Short task
Pick out the lines in the listing below that contain the word "file" and copy them.

Records provided
= = = = =

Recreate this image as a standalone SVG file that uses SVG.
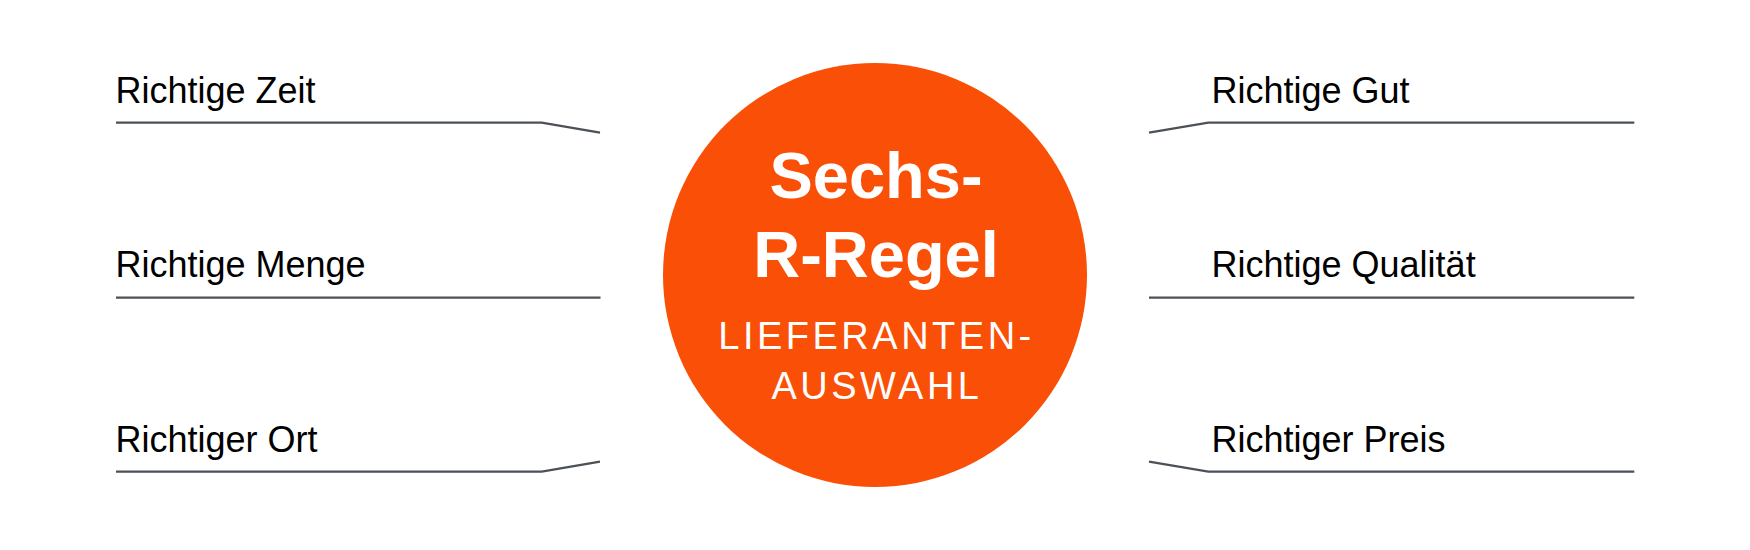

= = = = =

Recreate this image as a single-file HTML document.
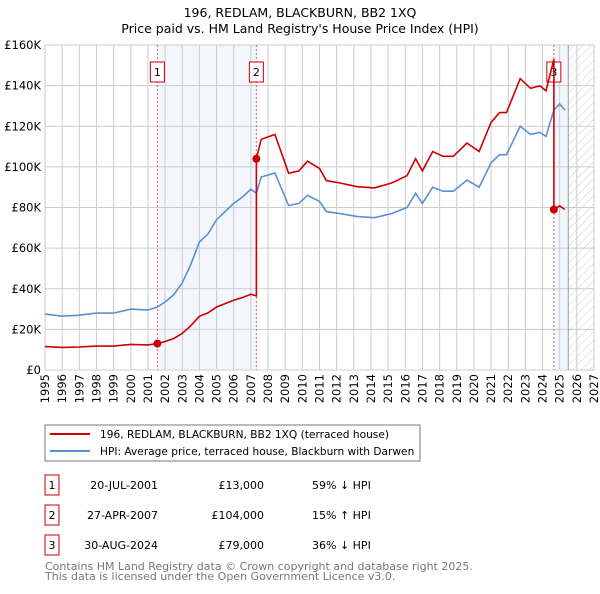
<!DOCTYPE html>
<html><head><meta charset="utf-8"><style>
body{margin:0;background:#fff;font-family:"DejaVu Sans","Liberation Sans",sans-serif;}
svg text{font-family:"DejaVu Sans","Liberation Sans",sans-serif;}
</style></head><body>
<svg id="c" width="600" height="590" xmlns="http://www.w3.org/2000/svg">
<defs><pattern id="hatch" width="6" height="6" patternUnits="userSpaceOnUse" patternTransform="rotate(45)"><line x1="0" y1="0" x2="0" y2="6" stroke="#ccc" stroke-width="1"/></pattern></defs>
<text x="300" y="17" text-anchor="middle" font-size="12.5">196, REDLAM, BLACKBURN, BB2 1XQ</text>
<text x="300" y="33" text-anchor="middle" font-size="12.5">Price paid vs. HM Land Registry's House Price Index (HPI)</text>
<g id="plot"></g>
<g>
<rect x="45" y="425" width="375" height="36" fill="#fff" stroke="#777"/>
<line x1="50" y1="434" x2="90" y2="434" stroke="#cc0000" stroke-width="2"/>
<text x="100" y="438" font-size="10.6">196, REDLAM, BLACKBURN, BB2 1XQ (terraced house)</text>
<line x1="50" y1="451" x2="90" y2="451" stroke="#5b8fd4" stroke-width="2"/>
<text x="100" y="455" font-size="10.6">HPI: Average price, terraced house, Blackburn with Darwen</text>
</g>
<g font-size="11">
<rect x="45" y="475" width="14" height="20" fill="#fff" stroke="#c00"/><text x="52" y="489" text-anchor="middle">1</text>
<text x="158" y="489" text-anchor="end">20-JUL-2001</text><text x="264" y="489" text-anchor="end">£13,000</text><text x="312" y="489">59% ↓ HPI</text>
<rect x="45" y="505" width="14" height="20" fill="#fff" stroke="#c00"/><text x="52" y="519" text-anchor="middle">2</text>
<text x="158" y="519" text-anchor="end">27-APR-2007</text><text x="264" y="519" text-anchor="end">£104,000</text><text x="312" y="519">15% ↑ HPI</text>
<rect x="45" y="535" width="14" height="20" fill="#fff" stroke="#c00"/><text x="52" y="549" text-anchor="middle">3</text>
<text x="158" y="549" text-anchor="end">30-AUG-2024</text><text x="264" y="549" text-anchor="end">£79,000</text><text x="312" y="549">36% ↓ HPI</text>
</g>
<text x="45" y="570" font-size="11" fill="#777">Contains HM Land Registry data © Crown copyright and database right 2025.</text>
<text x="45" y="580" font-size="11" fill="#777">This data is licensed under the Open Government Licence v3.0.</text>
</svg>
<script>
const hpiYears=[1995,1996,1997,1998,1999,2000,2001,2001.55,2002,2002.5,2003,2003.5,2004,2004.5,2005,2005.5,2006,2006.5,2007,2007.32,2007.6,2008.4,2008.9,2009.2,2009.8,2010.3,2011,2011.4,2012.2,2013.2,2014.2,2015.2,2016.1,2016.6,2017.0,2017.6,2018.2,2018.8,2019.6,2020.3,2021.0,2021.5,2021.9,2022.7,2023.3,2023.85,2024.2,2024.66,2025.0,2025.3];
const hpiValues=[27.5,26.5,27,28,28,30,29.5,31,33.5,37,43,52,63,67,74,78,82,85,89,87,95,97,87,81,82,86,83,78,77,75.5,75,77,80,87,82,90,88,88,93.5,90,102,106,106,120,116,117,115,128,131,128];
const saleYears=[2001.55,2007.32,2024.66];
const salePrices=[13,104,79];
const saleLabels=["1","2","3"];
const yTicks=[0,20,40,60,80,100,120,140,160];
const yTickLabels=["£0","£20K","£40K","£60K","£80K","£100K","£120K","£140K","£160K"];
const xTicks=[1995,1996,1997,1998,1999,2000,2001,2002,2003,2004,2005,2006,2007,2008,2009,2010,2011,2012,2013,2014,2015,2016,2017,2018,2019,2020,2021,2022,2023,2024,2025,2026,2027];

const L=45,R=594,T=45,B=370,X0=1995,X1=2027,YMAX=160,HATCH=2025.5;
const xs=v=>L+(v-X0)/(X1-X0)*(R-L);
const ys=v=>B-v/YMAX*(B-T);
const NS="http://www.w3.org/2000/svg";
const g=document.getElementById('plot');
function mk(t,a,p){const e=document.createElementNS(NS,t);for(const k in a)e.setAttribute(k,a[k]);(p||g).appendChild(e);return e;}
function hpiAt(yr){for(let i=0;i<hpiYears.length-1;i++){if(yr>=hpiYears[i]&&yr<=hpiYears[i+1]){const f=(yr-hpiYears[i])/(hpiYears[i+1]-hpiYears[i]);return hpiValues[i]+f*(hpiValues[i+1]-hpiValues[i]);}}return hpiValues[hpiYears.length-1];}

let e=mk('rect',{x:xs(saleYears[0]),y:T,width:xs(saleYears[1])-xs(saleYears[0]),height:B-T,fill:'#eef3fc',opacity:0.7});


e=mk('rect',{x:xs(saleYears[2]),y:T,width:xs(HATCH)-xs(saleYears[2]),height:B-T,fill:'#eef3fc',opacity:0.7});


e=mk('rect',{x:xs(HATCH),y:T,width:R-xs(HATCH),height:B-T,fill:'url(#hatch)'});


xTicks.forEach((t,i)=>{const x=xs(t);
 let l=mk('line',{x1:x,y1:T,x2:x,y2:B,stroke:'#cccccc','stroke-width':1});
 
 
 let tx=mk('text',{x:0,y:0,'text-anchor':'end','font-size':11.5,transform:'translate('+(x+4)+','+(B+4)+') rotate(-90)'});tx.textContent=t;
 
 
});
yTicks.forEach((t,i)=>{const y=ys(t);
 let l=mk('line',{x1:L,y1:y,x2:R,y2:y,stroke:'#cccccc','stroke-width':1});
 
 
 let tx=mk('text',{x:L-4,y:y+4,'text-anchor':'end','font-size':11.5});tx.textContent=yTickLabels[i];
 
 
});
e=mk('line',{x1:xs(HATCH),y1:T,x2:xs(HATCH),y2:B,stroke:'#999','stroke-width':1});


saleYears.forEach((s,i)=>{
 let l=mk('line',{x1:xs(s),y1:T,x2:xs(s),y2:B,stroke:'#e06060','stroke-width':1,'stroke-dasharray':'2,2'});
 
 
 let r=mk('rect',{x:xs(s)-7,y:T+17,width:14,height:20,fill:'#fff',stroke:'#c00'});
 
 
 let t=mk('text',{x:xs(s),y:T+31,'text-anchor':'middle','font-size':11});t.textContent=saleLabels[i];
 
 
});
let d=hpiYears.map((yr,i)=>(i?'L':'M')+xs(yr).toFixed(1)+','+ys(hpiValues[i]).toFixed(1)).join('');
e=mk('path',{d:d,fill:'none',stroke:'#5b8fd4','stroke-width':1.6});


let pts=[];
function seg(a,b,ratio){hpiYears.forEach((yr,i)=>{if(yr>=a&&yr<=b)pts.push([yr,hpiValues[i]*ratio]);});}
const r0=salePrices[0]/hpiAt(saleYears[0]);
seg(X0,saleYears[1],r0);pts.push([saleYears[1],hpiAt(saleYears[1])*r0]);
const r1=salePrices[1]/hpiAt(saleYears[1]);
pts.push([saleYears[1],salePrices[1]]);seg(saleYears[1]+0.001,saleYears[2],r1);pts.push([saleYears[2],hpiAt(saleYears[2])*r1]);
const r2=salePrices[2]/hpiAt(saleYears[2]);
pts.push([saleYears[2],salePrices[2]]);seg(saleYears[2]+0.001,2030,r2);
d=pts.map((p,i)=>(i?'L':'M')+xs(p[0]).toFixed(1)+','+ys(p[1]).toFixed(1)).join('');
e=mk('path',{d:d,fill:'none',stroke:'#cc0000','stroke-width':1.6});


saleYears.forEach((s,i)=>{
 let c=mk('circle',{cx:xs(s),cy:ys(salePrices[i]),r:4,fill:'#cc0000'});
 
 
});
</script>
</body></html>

= = = = =

Full output
Recreate this image as a standalone SVG file that uses SVG.
Recreate this image as a single-file HTML document.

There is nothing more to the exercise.